Running the theorem prover eprover in parallel:
import Prelude hiding (mapM)
import Data.Traversable
import Data.List
import Data.Maybe
import Control.Concurrent.STM.Promise
import Control.Concurrent.STM.Promise.Process
import Control.Concurrent.STM.Promise.Tree
import Control.Concurrent.STM.Promise.Workers
{- | A tree for this file structure:
├── mul-commutative
│ ├── induction_x_0.tptp
│ ├── induction_x_1.tptp
│ ├── induction_x_y_0.tptp
│ ├── induction_x_y_1.tptp
│ ├── induction_x_y_2.tptp
│ ├── induction_x_y_3.tptp
│ ├── induction_y_0.tptp
│ ├── induction_y_1.tptp
│ └── no_induction_0.tptp
└── plus-commutative
├── induction_x_0.tptp
├── induction_x_1.tptp
├── induction_x_y_0.tptp
├── induction_x_y_1.tptp
├── induction_x_y_2.tptp
├── induction_x_y_3.tptp
├── induction_y_0.tptp
├── induction_y_1.tptp
└── no_induction_0.tptp
-}
file_tree :: Tree FilePath
file_tree = fmap (++ ".tptp") $ tryAll
[ fmap ("mul-commutative/" ++) $ requireAny
[ fmap ("induction_x_" ++) $ requireAll $ map Leaf ["0","1"]

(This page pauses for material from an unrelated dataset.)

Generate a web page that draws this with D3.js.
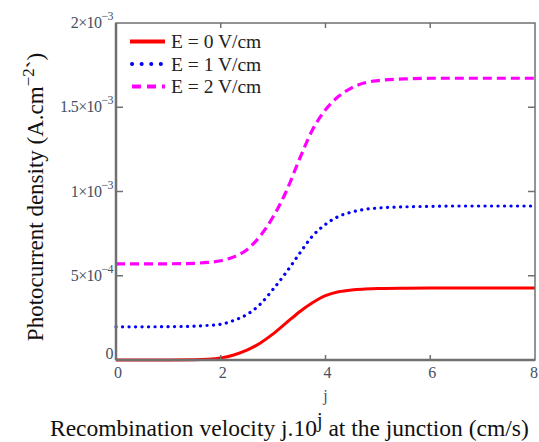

, fmap ("induction_y_" ++) $ requireAll $ map Leaf ["0","1"]
, fmap ("induction_x_y_" ++) $ requireAll $ map Leaf ["0","1","2","3"]
, Leaf "no_induction_0"
]
, fmap ("plus-commutative/" ++) $ requireAny
[ fmap ("induction_x_" ++) $ requireAll $ map Leaf ["0","1"]
, fmap ("induction_y_" ++) $ requireAll $ map Leaf ["0","1"]
, fmap ("induction_x_y_" ++) $ requireAll $ map Leaf ["0","1","2","3"]
, Leaf "no_induction_0"
]
]
success :: ProcessResult -> Bool
success r = excode r == ExitSuccess && any (`isInfixOf` stdout r) ok
where
ok = ["Theorem","Unsatisfiable"]
eproverPromise :: FilePath -> IO (Promise [(FilePath,Bool)])
eproverPromise file = do
let args = ["-xAuto","-tAuto",'-':"-tptp3-format","-s"]
promise <- processPromise "eprover" (file : args) ""
let chres :: ProcessResult -> [(FilePath,Bool)]
chres r = [ (file,success r) ]
return $ fmap chres promise
main :: IO ()
main = do
promise_tree <- mapM eproverPromise file_tree
let timeout = 1000 * 1000 -- microseconds
processes = 2
workers (Just timeout) processes (interleave promise_tree)
res <- evalTree (any (not . snd)) promise_tree
putStrLn "Results: "
mapM_ print res
The result of this run is:
Results:
("plus-commutative/induction_x_y_0.tptp",True)
("plus-commutative/induction_x_y_1.tptp",True)
("plus-commutative/induction_x_y_2.tptp",True)
("plus-commutative/induction_x_y_3.tptp",True)
This means that four out of four obligations for commutativity of plus succeeded when doing induction on both x and y.